7. I'm funny. Acknowledge.

8. If you wear a class ring, you need not apply.

9. The L-word is not a salutation. Use it as such, and it means nothing.

10. I like cake. Feed it to me.

These are really in no particular order, except the first. It's kind of like that rule about Fight Club. Break it, and the rest of the shiz doesn't matter.

22 comments:

That Kind of Girl said...

Amen, dude. A-friggin'-men. Although I would supplement your manners clause with the reminder: "If I ever hear you chewing with your mouth open, I will take it as a sign that you have obviously given up women for all of eternity, you disgusting slob."

carissajaded said...

I would agree with all of these, (particularly the Nickelback reference-see my last post) but I would have to add "talk to me like I am a woman." my last boyfriend would leave messages that started "hey dog," or "Yo playa" and that got old veryyy quickly.

NatalieCottrell said...

A-men!

Just A Girl said...

Ooh I'm with Carissajaded - I dated a guy who used to refer to me as "dude" - not once, but like, EVERY TIME WE TALKED. It was weird.

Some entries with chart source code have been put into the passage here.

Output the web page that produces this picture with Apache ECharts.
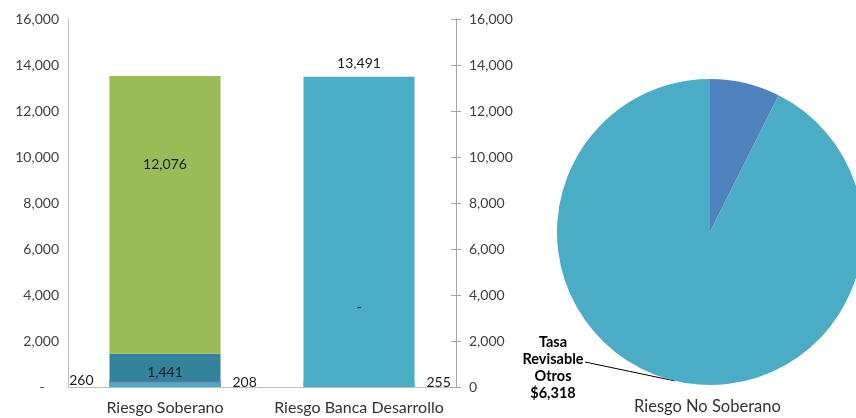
<!DOCTYPE html>
<html><head><meta charset="utf-8">
<script src="https://cdn.jsdelivr.net/npm/echarts@6/dist/echarts.min.js"></script>
<style>html,body{margin:0;padding:0;background:#fff}#c{width:856px;height:418px}</style>
</head><body><div id="c"></div>
<script>
const categories = ['Riesgo Soberano', 'Riesgo Banca Desarrollo'];
const yTicks = [0, 2000, 4000, 6000, 8000, 10000, 12000, 14000, 16000];
const tasaBase = [208, 255];        // light blue bottom segment
const tasaRevisable = [260, null];   // thin purple segment
const tasaTeal = [1441, null];       // dark teal
const tasaVerde = [12076, 0];        // green
const bancaDesarrollo = [null, 13491];
const pieNames = ['Otros', 'Tasa Revisable Otros'];
const pieValues = [505, 6318];
const pieTitle = 'Riesgo No Soberano';

const FONT = 'Lato';
const fmt = v => v.toLocaleString('en-US');
const chart = echarts.init(document.getElementById('c'), null, {renderer: 'canvas'});

const axisLbl = {fontFamily: FONT, fontSize: 14, color: '#404040'};
const option = {
  animation: false,
  textStyle: {fontFamily: FONT},
  title: {text: pieTitle, left: 629, top: 393, textStyle: {fontFamily: FONT, fontSize: 16.5, fontWeight: 'normal', color: '#333'}},
  grid: {left: 68, right: 400, top: 19, bottom: 31},
  xAxis: {
    type: 'category', data: categories,
    axisLine: {show: true, lineStyle: {color: '#bfbfbf'}},
    axisTick: {show: false},
    axisLabel: {interval: 0, fontFamily: FONT, fontSize: 16, color: '#333', margin: 13}
  },
  yAxis: [
    {type: 'value', min: 0, max: 16000, interval: 2000, position: 'left',
     axisLine: {show: true, lineStyle: {color: '#bfbfbf'}}, axisTick: {show: false}, splitLine: {show: false},
     axisLabel: Object.assign({}, axisLbl, {margin: 9, formatter: v => v === 0 ? '-' : fmt(v)}),
     },
    {type: 'value', min: 0, max: 16000, interval: 2000, position: 'right',
     axisLine: {show: true, lineStyle: {color: '#a6a6a6'}}, axisTick: {show: true, length: 5, lineStyle: {color: '#a6a6a6'}}, splitLine: {show: false},
     axisLabel: Object.assign({}, axisLbl, {margin: 13, formatter: v => fmt(v)})},
    {type: 'value', min: 0, max: 16000, interval: 2000, position: 'right',
     axisLine: {show: false}, axisTick: {show: true, inside: true, length: 5, lineStyle: {color: '#a6a6a6'}}, splitLine: {show: false},
     axisLabel: {show: false}}
  ],
  series: [
    {type: 'bar', name: 'teal', stack: 's', barWidth: 111, data: tasaTeal,
     itemStyle: {color: '#31849B'},
     label: {show: true, position: 'inside', offset: [0, 2], color: '#1a1a1a', fontFamily: FONT, fontSize: 14, formatter: p => fmt(p.value)}},
    {type: 'bar', name: 'verde', stack: 's', barWidth: 111,
     data: tasaVerde.map((v, i) => ({value: v, label: i === 0 ? {offset: [0, -50]} : {offset: [0, -80]}})),
     itemStyle: {color: '#9BBB59'},
     label: {show: true, position: 'inside', color: '#1a1a1a', fontFamily: FONT, fontSize: 14, formatter: p => p.value === 0 ? '-' : fmt(p.value)}},
    {type: 'bar', name: 'banca', barWidth: 111, barGap: '-100%', data: bancaDesarrollo,
     itemStyle: {color: '#4BACC6'},
     label: {show: true, position: 'top', distance: 6, color: '#1a1a1a', fontFamily: FONT, fontSize: 14, formatter: p => fmt(p.value)}},
    {type: 'bar', name: 'revisable', barWidth: 111, barGap: '-100%', data: tasaRevisable,
     itemStyle: {color: '#8064A2'},
     label: {show: true, position: 'left', distance: 16, offset: [0, -4], color: '#1a1a1a', fontFamily: FONT, fontSize: 14, formatter: p => fmt(p.value)}},
    {type: 'bar', name: 'base', barWidth: 111, barGap: '-100%', data: tasaBase,
     itemStyle: {color: '#4BACC6'},
     label: {show: true, position: 'right', distance: 12, offset: [0, -2], color: '#1a1a1a', fontFamily: FONT, fontSize: 14, formatter: p => fmt(p.value)}},
    {type: 'pie', center: [710, 232], radius: 153, startAngle: 90, clockwise: true,
     data: pieValues.map((v, i) => ({name: pieNames[i], value: v,
       itemStyle: {color: i === 0 ? '#4F81BD' : '#4BACC6'},
       label: {show: i === 1}, labelLine: {show: i === 1}})),
     label: {position: 'outside', fontFamily: FONT, fontSize: 14.5, fontWeight: 'bold', color: '#000', lineHeight: 17, align: 'center',
       formatter: p => 'Tasa\nRevisable\nOtros\n$' + fmt(p.value)},
     labelLine: {length: 2, length2: 75, smooth: false, lineStyle: {color: '#000', width: 1}},
     labelLayout: function (params) {
       const out = {x: 553, y: 368, align: 'center', verticalAlign: 'middle'};
       const pts = params.labelLinePoints;
       if (pts && pts.length) {
         const a = pts[0];
         const end = [585, 362];
         out.labelLinePoints = [[a[0], a[1]], [(a[0] + end[0]) / 2, (a[1] + end[1]) / 2], end];
       }
       return out;
     },
     emphasis: {disabled: true}}
  ]
};
option.yAxis[0].axisLabel.formatter = v => v === 0 ? '-    ' : fmt(v);
chart.setOption(option);
</script></body></html>
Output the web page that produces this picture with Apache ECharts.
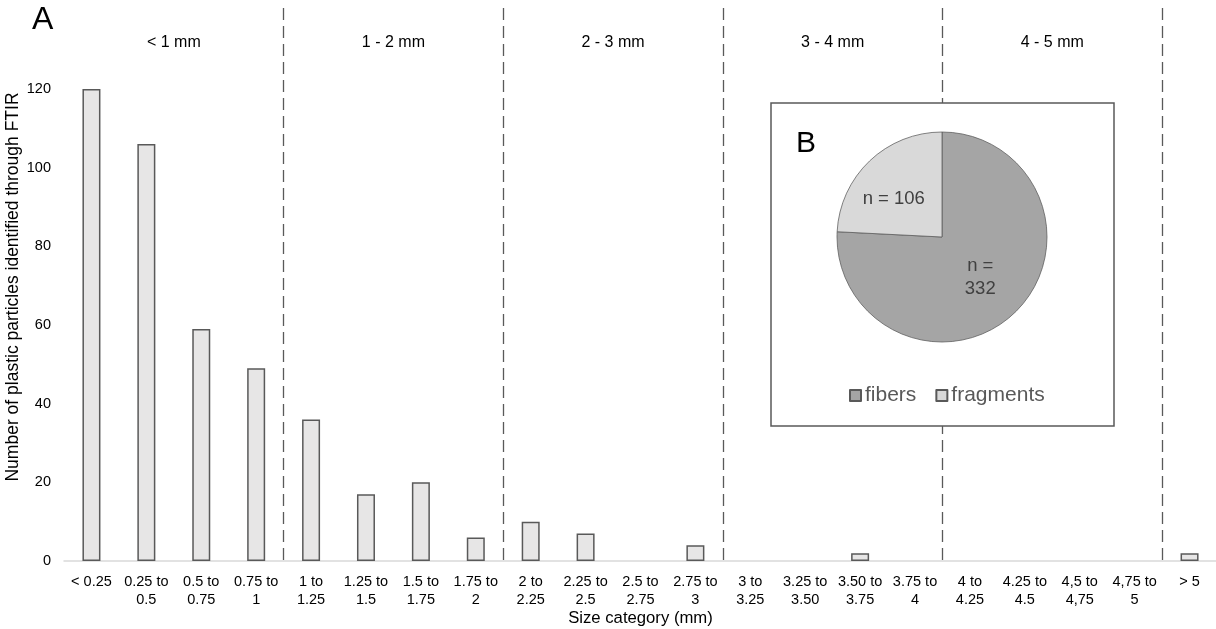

Also, I don't even talk about MY feelings. I have a really difficult time maintaining interest in a feelings-based conversation for more than abouuuut 10 minutes.

Alice said...

this post is BRILLIANCE. i am 100% on board. i would also like to add, after reading this alarming article yesterday, "please do not be a metrotextual:" http://www.nationalpost.com/m/story.html?id=2178814&s=Life

Gofahne said...

I LOVE, LOVE, LOVE this even though (through multiple bish sessions) I already knew most of these. But I think I'm going to start handing this out to all potential dates. ESPECIALLY #1 and the fight club disclaimer. Perfection as always!

flipflops said...

I heart number 10. And now I'm hungry. DAMMIT!

Margaret Benbow said...

Shine, is this really for future reference or did you break up with that fine guy who took you to the great restaurant? Dang, we really LIKED him!

Ed Adams said...

Sounds like a good list.

Although, #6 conflicts with #5, in my book.

M said...

Mmmm...cake.

repliderium.com said...

yeahyeahyeahyeah

Rolla said...

FIRST RULE. YES.

f.B said...

re: #3.. anyone who doesn't want to play War, Spades or Spit (Slam or Speed; whatever they call it now) must go. agreed.

Cal's Canadian Cave of Coolness said...

But if you punch me in the vagina how can I ever love you?

Graygrrrl said...

Okay, I've been scratching my head trying to figure out what the "L-word" was... Lady? That TV show about lesbians? Loser? (That last one is clearly directed at me).
LOVE the post!!

Meg Kathleen said...

Is there anybody out there that does listen to Nickelback or Creed? Tell me no even if it's not true because I don't want to live in a world where people listen to that shit.

Pearl said...

Can we add something about mouth-breathers and guys who wear their pants under their asses?

Pearl

Zan said...

Did someone say cake?

Anonymous said...

Just one thought...Rule #6 requests "a man, a real one". Would you agree that calling him Princess is probably not the best nickname?

Jenny said...

Door-opening isn't really about chivalry or oh look you weak and feeble woman, it's more that if there are rules about who opens doors for whom you don't end up with a doorway-based gridlock of two.

Although that sounds kind of fun.

Personally I love having drinks and dinner bought for me, it's lovely. But I'm so fucking poor I would starve and be permanently sober otherwise. Courtesy has its place, I think - it's not about emasculating women, it's about acknowledging that they're not necessarily as strong as men, and that men don't wear heels, and that there is still a massive glass ceiling wrt salaries. Also it's a bit of an ego-massage for a man to behave like that and to be seen to do so, and it's a literal, easy way for our emotionally-retarded menfolk to show respect and liking for someone. And hell, I like the power it gives me...!

Jay Ferris said...

Good list of rules here, although (other than the no Creed policy) you kind of left yourself open for Jesus freaks. Maybe a "must be able to keep pace for the night's first 10 drinks" rule?

Online Printing said...

Love the third rule, so funny! :D
Good to know that you're not like some other girls who like their relationship to be all about her... Poor guy don't have time for his friends or even himself.